How to handle reCAPTCHA manually during automated web scraping with Puppeteer in Node.js?

I’m building a web scraper with Puppeteer to automate searches on Google. Everything works fine until I encounter Google’s reCAPTCHA protection.

I don’t want to bypass the reCAPTCHA since that’s against their terms. Instead, I want to pause the automation and let myself solve the CAPTCHA manually when it appears, then continue with the scraping process.

Is there a way to detect when reCAPTCHA shows up and pause the script so I can solve it? After solving it, the script should resume automatically.

Here’s my current approach:

const fs = require('fs');
const puppeteer = require('puppeteer');
const cheerio = require('cheerio');

const searchTerms = ['term1', 'term2', 'term3'];

async function performSearch() {
    for (let term of searchTerms) {
        const browser = await puppeteer.launch({headless: false});
        const page = await browser.newPage();
        
        try {
            await page.goto(`https://www.google.com/search?q=${term}`);
            const pageContent = await page.content();
            const $ = cheerio.load(pageContent);
            
            if (pageContent.includes('unusual traffic from your computer')) {
                console.log('CAPTCHA detected - need manual intervention');
                // How do I pause here for manual solving?
                // Then continue after it's solved?
            }
            
            // Process results here
            
        } catch (error) {
            console.error('Error during search:', error);
        } finally {
            await browser.close();
        }
    }
}

performSearch();

I’m fairly new to Node.js automation.
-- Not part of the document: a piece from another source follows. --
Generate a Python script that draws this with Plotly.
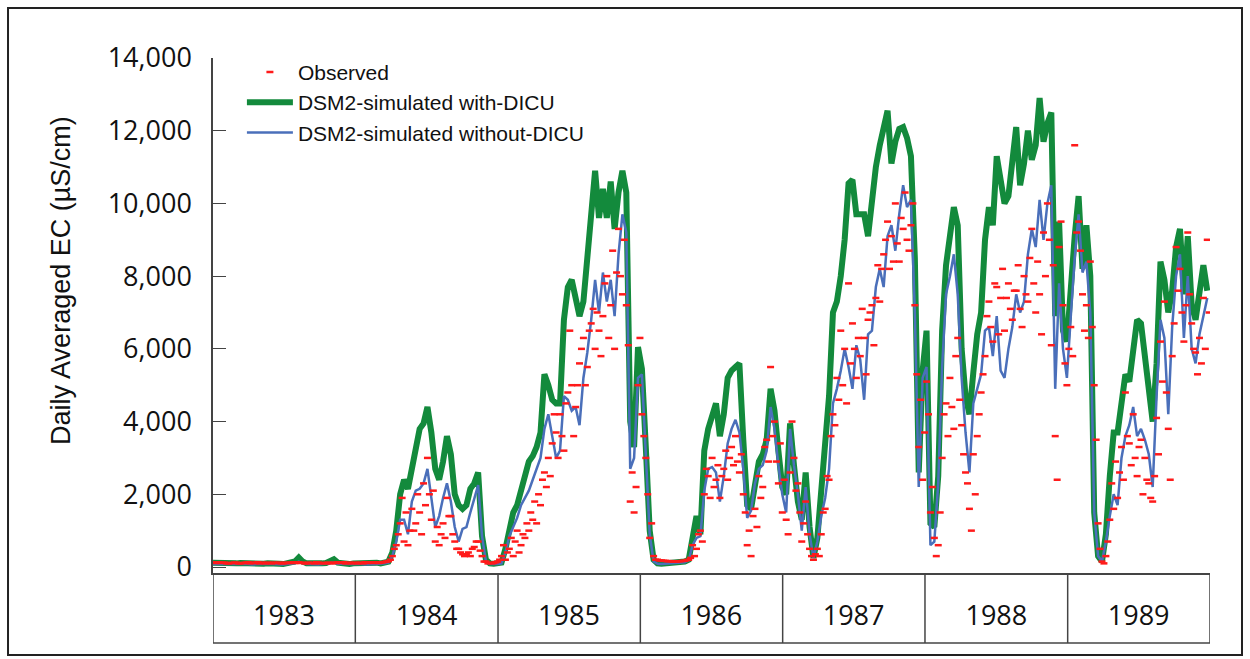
import pandas as pd
import plotly.graph_objects as go

# ---------------- data (10-day sampling) ----------------
dates = pd.date_range("1983-01-01", periods=256, freq="10D")
dates_mid = dates + pd.Timedelta(days=5)

years = [1983, 1984, 1985, 1986, 1987, 1988, 1989]
y_ticks = [0, 2000, 4000, 6000, 8000, 10000, 12000, 14000]
y_ticktext = ["0", "2,000", "4,000", "6,000", "8,000", "10,000", "12,000", "14,000"]

with_dicu = [
    120, 110, 100, 110, 100, 90, 100, 110, 100, 90,
    100, 90, 80, 90, 100, 110, 100, 90, 80, 100,
    110, 150, 260, 150, 100, 90, 80, 90, 100, 110,
    150, 210, 120, 100, 90, 80, 100, 110, 100, 90,
    100, 110, 120, 100, 110, 150, 400, 1000, 2000, 2400,
    2150, 2700, 3300, 3800, 3950, 4400, 3700, 2700, 2400, 2900,
    3600, 3100, 2000, 1700, 1600, 1700, 2150, 2300, 2600, 850,
    200, 100, 90, 100, 120, 500, 1100, 1500, 1700, 2100,
    2500, 2900, 3050, 3300, 3700, 5300, 5000, 4600, 4500, 4500,
    6800, 7700, 7900, 7300, 6900, 7300, 8600, 9700, 10900, 9600,
    10400, 9600, 10600, 9300, 10300, 10900, 10300, 4000, 3300, 6050,
    5450, 3300, 1000, 200, 100, 90, 100, 110, 100, 120,
    130, 150, 200, 800, 1400, 900, 3200, 3800, 4100, 4500,
    3600, 4200, 5200, 5400, 5500, 5600, 3500, 1700, 1600, 2400,
    2900, 3100, 3500, 4900, 4300, 3200, 2200, 2000, 3950, 2800,
    1800, 1300, 2600, 1100, 250, 800, 2200, 3500, 4700, 7000,
    7300, 8000, 9000, 10550, 10650, 9700, 9700, 9700, 9100, 10100,
    11000, 11600, 12100, 12550, 11100, 11700, 12050, 12100, 11800, 11300,
    8500, 2600, 5400, 6500, 1200, 1100, 2500, 6500, 8300, 9200,
    9900, 9400, 6000, 4700, 4200, 5350, 6400, 7000, 9000, 9900,
    9400, 11300, 10500, 10000, 10200, 11100, 12100, 10500, 11100, 12000,
    11200, 11600, 12900, 11700, 12200, 12500, 6900, 9500, 6500, 6200,
    7900, 9100, 10200, 8200, 9400, 8000, 1500, 300, 150, 900,
    2500, 3700, 3700, 4600, 5300, 5100, 6000, 6800, 6700, 5900,
    4800, 4000, 5600, 8400, 7900, 7000, 7600, 8800, 9300, 7500,
    9100, 7200, 6800, 7600, 8300, 7600,
]

without_dicu = [
    80, 70, 80, 90, 80, 70, 80, 80, 90, 80,
    70, 80, 70, 80, 90, 80, 70, 80, 70, 80,
    90, 100, 150, 100, 80, 70, 80, 70, 80, 90,
    100, 120, 90, 80, 70, 80, 80, 90, 80, 70,
    80, 90, 80, 90, 100, 120, 300, 700, 1300, 1300,
    900, 1800, 2100, 2150, 2300, 2700, 1900, 1100, 1400, 1900,
    2300, 1800, 1100, 700, 1050, 1100, 1500, 1900, 2250, 850,
    150, 80, 70, 80, 100, 400, 850, 1100, 1350, 1700,
    1900, 2100, 2400, 2700, 3000, 3800, 4200, 3600, 3000, 3200,
    4700, 4600, 4300, 4400, 3900, 5200, 5900, 6800, 7900, 7000,
    8100, 7300, 7900, 6900, 8600, 9700, 9200, 2700, 3000, 5200,
    5300, 3100, 900, 150, 90, 80, 90, 80, 90, 100,
    110, 130, 180, 600, 800, 850, 2100, 2700, 2750, 2600,
    1800, 2500, 3400, 3800, 4050, 3700, 2700, 1350, 1550, 2300,
    2700, 2800, 3200, 4400, 3800, 2800, 2000, 1500, 3800, 2800,
    2000, 1000, 2200, 900, 250, 700, 1400, 1900, 2700, 4500,
    4900, 5400, 6000, 5500, 4900, 6100, 5700, 4600, 6400, 6500,
    7700, 8200, 7700, 9100, 9400, 8700, 9700, 10500, 9900, 10100,
    7000, 2200, 5200, 5500, 600, 700, 2300, 5500, 7500, 8000,
    8600, 7500, 5200, 3700, 2600, 4500, 4900, 5300, 6500, 6600,
    5800, 6900, 5400, 5200, 6000, 6600, 7500, 7000, 7300, 8600,
    9300, 8800, 10100, 9000, 10000, 10500, 4900, 7800, 6000, 5200,
    6900, 8500, 9700, 8100, 8400, 7000, 1500, 300, 150, 700,
    1400, 2000, 1700, 3000, 3600, 3900, 4400, 3600, 3800, 3500,
    3100, 2200, 4700, 6800, 6300, 4200, 6600, 8000, 8600, 6300,
    8000, 6000, 5600, 6400, 6900, 7400,
]

observed_a = [
    130, 120, 110, 120, 100, 110, 120, 100, 110, 130,
    120, 110, 100, 110, 120, 100, 110, 120, 100, 110,
    120, 110, 130, 120, 100, 110, 100, 120, 110, 100,
    110, 120, 130, 110, 100, 120, 110, 100, 120, 130,
    120, 110, 130, 120, 140, 160, 300, 600, 1200, 700,
    600, 1600, 1200, 1500, 2300, 3000, 1300, 700, 600, 1200,
    1900, 1400, 700, 500, 350, 350, 300, 550, 700, 300,
    150, 120, 110, 150, 300, 200, 500, 300, 1000, 600,
    800, 1000, 1300, 1200, 1700, 2600, 3000, 3400, 3700, 4200,
    3200, 4800, 5000, 4400, 5600, 6300, 5500, 6700, 6000, 6500,
    6900, 8000, 7200, 6000, 9300, 7500, 7200, 1800, 1500, 5000,
    4200, 3000, 800, 300, 200, 180, 170, 160, 150, 150,
    160, 170, 200, 600, 500, 1000, 2000, 2500, 3000, 2400,
    1900, 2700, 2400, 3300, 3600, 2600, 2000, 600, 300, 1600,
    2500, 2200, 3500, 5500, 4000, 2300, 1500, 1300, 2600, 3000,
    2300, 700, 1800, 500, 200, 500, 900, 1600, 2400, 4200,
    5200, 6500, 6000, 7800, 6700, 5200, 5800, 6300, 6800, 7200,
    7400, 7300, 8600, 9500, 9100, 10000, 8400, 9300, 9000, 9400,
    7200, 3300, 2400, 5100, 1500, 800, 600, 3000, 4500, 5200,
    3800, 6300, 3900, 2600, 1600, 3100, 3600, 4800, 5800, 7300,
    6200, 7700, 7400, 6500, 7800, 6800, 7600, 7100, 8000, 7300,
    9300, 7000, 7500, 9200, 10000, 6100, 3600, 8800, 7200, 5000,
    6600, 11600, 9500, 7500, 7200, 8400, 5000, 1200, 150, 300,
    1300, 1600, 1900, 3300, 4800, 3400, 4200, 2500, 3500, 3000,
    2300, 1800, 4100, 6200, 7300, 3800, 5800, 8800, 8200, 6200,
    9200, 6700, 5900, 6300, 7400, 9000,
]

observed_b = [
    110, 130, 120, 100, 110, 120, 100, 110, 120, 100,
    110, 130, 120, 100, 110, 120, 110, 100, 120, 110,
    130, 120, 110, 100, 120, 110, 130, 100, 110, 120,
    100, 110, 120, 130, 110, 100, 120, 110, 100, 110,
    130, 120, 110, 130, 150, 200, 500, 900, 1900, 1500,
    1000, 1000, 2000, 900, 1700, 2000, 2100, 1100, 900, 800,
    1400, 900, 500, 400, 300, 400, 500, 700, 450, 150,
    100, 100, 130, 200, 600, 400, 800, 700, 400, 900,
    1200, 1500, 1800, 2000, 2400, 2200, 2500, 4200, 3000, 3600,
    4500, 6500, 3600, 5000, 6000, 5000, 6500, 7100, 7000, 5800,
    7800, 6300, 8700, 8100, 8000, 9000, 6100, 2600, 2200, 6300,
    3600, 2000, 1200, 200, 180, 170, 160, 160, 150, 160,
    170, 190, 250, 300, 900, 700, 2700, 1900, 2200, 2800,
    2500, 3200, 3000, 2800, 2900, 3100, 1500, 1000, 1400, 1100,
    1900, 3300, 2900, 3600, 2900, 3400, 2400, 900, 4000, 2100,
    1500, 1200, 900, 300, 350, 300, 1500, 2500, 3600, 3900,
    4600, 5000, 4500, 5600, 6000, 6300, 7100, 5300, 7000, 6100,
    8300, 8200, 9000, 8200, 8400, 8900, 9600, 10300, 8700, 10000,
    5300, 4600, 3700, 4200, 2200, 300, 1500, 4200, 3600, 4400,
    5800, 4600, 3100, 2300, 1000, 2000, 4200, 5300, 6900, 6600,
    7800, 6400, 8200, 7400, 7100, 7600, 8300, 6600, 7500, 8500,
    7800, 8400, 6400, 8000, 9000, 8300, 2400, 9500, 5600, 6000,
    5800, 9200, 8700, 6500, 6300, 6600, 3500, 500, 100, 700,
    2300, 2900, 2600, 2400, 3600, 2800, 3000, 3300, 2000, 2400,
    1900, 2500, 3100, 5100, 4800, 2400, 6700, 7600, 7000, 7200,
    7500, 6000, 5300, 5600, 6000, 7000,
]

# ---------------- figure ----------------
fig = go.Figure()

fig.add_trace(go.Scatter(
    x=dates, y=with_dicu, mode="lines", name="DSM2-simulated with-DICU",
    line=dict(color="#138a3c", width=6), legendrank=2,
))
fig.add_trace(go.Scatter(
    x=dates, y=without_dicu, mode="lines", name="DSM2-simulated without-DICU",
    line=dict(color="#4a6fba", width=2.5), legendrank=3,
))
fig.add_trace(go.Scatter(
    x=list(dates) + list(dates_mid), y=observed_a + observed_b, mode="markers",
    name="Observed",
    marker=dict(symbol="line-ew", size=5, color="#ff1a1a",
                line=dict(color="#ff1a1a", width=2.5)),
    legendrank=1,
))

# year table under the axis
table_bottom = -0.136
line_col = "#444444"
for yr in years + [years[-1] + 1]:
    fig.add_shape(type="line", xref="x", yref="paper",
                  x0=f"{yr}-01-01", x1=f"{yr}-01-01", y0=table_bottom, y1=0,
                  line=dict(color=line_col, width=1.5))
fig.add_shape(type="line", xref="x", yref="paper",
              x0=f"{years[0]}-01-01", x1=f"{years[-1] + 1}-01-01",
              y0=table_bottom, y1=table_bottom, line=dict(color=line_col, width=1.5))

# outer frame
fig.add_shape(type="rect", xref="paper", yref="paper",
              x0=-0.2056, x1=1.0321, y0=-0.159, y1=1.097,
              line=dict(color="#222222", width=2))

# y-axis title (placed as in the original, above the axis centre)
fig.add_annotation(text="Daily Averaged EC (µS/cm)", xref="paper", yref="paper",
                   x=-0.1525, y=0.569, xanchor="center", yanchor="middle",
                   textangle=-90, showarrow=False,
                   font=dict(family="Liberation Sans, Arial", size=27, color="#111111"))

fig.update_layout(
    width=1250, height=659,
    margin=dict(l=213, r=40, t=58, b=86),
    paper_bgcolor="white", plot_bgcolor="white",
    font=dict(family="Open Sans", color="#111111"),
    showlegend=True,
    legend=dict(x=0.029, y=1.012, xanchor="left", yanchor="top",
                bgcolor="rgba(0,0,0,0)", font=dict(family="Liberation Sans, Arial", size=21),
                tracegroupgap=0, itemwidth=46),
    xaxis=dict(type="date", range=["1983-01-01", "1990-01-01"],
               showline=True, linecolor=line_col, linewidth=1.5,
               showgrid=False, zeroline=False, ticks="",
               tickvals=[f"{y}-07-02" for y in years], ticktext=[str(y) for y in years],
               tickfont=dict(family="Open Sans", size=27, color="#111111"),
               ticklabelstandoff=18),
    yaxis=dict(range=[-165, 14000], showline=True, linecolor=line_col, linewidth=1.5,
               showgrid=False, zeroline=False,
               ticks="inside", ticklen=13, tickwidth=1, tickcolor=line_col,
               tickvals=y_ticks, ticktext=y_ticktext,
               tickfont=dict(family="Open Sans", size=27, color="#111111"),
               ticklabelstandoff=14),
)

fig.write_html("out.html")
Any suggestions on how to implement this manual CAPTCHA solving approach would be really helpful.

I had this exact issue when scraping job boards last year. Use page.waitForNavigation() or page.waitForSelector() to detect when the CAPTCHA gets resolved. Here’s what worked for me:

if (pageContent.includes('unusual traffic from your computer')) {
    console.log('CAPTCHA detected - solve it manually');
    
    // Wait for navigation after CAPTCHA is solved
    await page.waitForNavigation({ waitUntil: 'networkidle2', timeout: 0 });
    
    console.log('CAPTCHA solved, continuing...');
}

The timeout: 0 removes the default timeout so it waits indefinitely. You can also wait for a specific element that shows up after you solve the CAPTCHA. I’d throw in some user-agent rotation and random delays between requests to hit fewer CAPTCHAs. This approach works reliably across different sites with similar protection.

I’ve had good luck combining element detection with user input prompts. I check for the reCAPTCHA iframe and Google’s blocking messages, then use readline to pause until I manually confirm it’s done:

const readline = require('readline');

async function handleCaptcha(page) {
    const captchaExists = await page.$('iframe[src*="recaptcha"]') || 
                         await page.$('form[action*="sorry"]');
    
    if (captchaExists) {
        console.log('Please solve the CAPTCHA and press Enter to continue...');
        
        const rl = readline.createInterface({
            input: process.stdin,
            output: process.stdout
        });
        
        await new Promise(resolve => rl.question('', resolve));
        rl.close();
    }
}

You get complete control over when to resume instead of relying on automatic detection. Way more reliable than waiting for navigation changes - sometimes the URL doesn’t even change after solving the CAPTCHA.

You can also use page.waitForFunction() to watch for when the captcha disappears. I’ll do something like await page.waitForFunction(() => !document.querySelector('.captcha-container'), {timeout: 0}) - works great on most sites. Just don’t close the browser while it’s waiting or you’ll crash your script.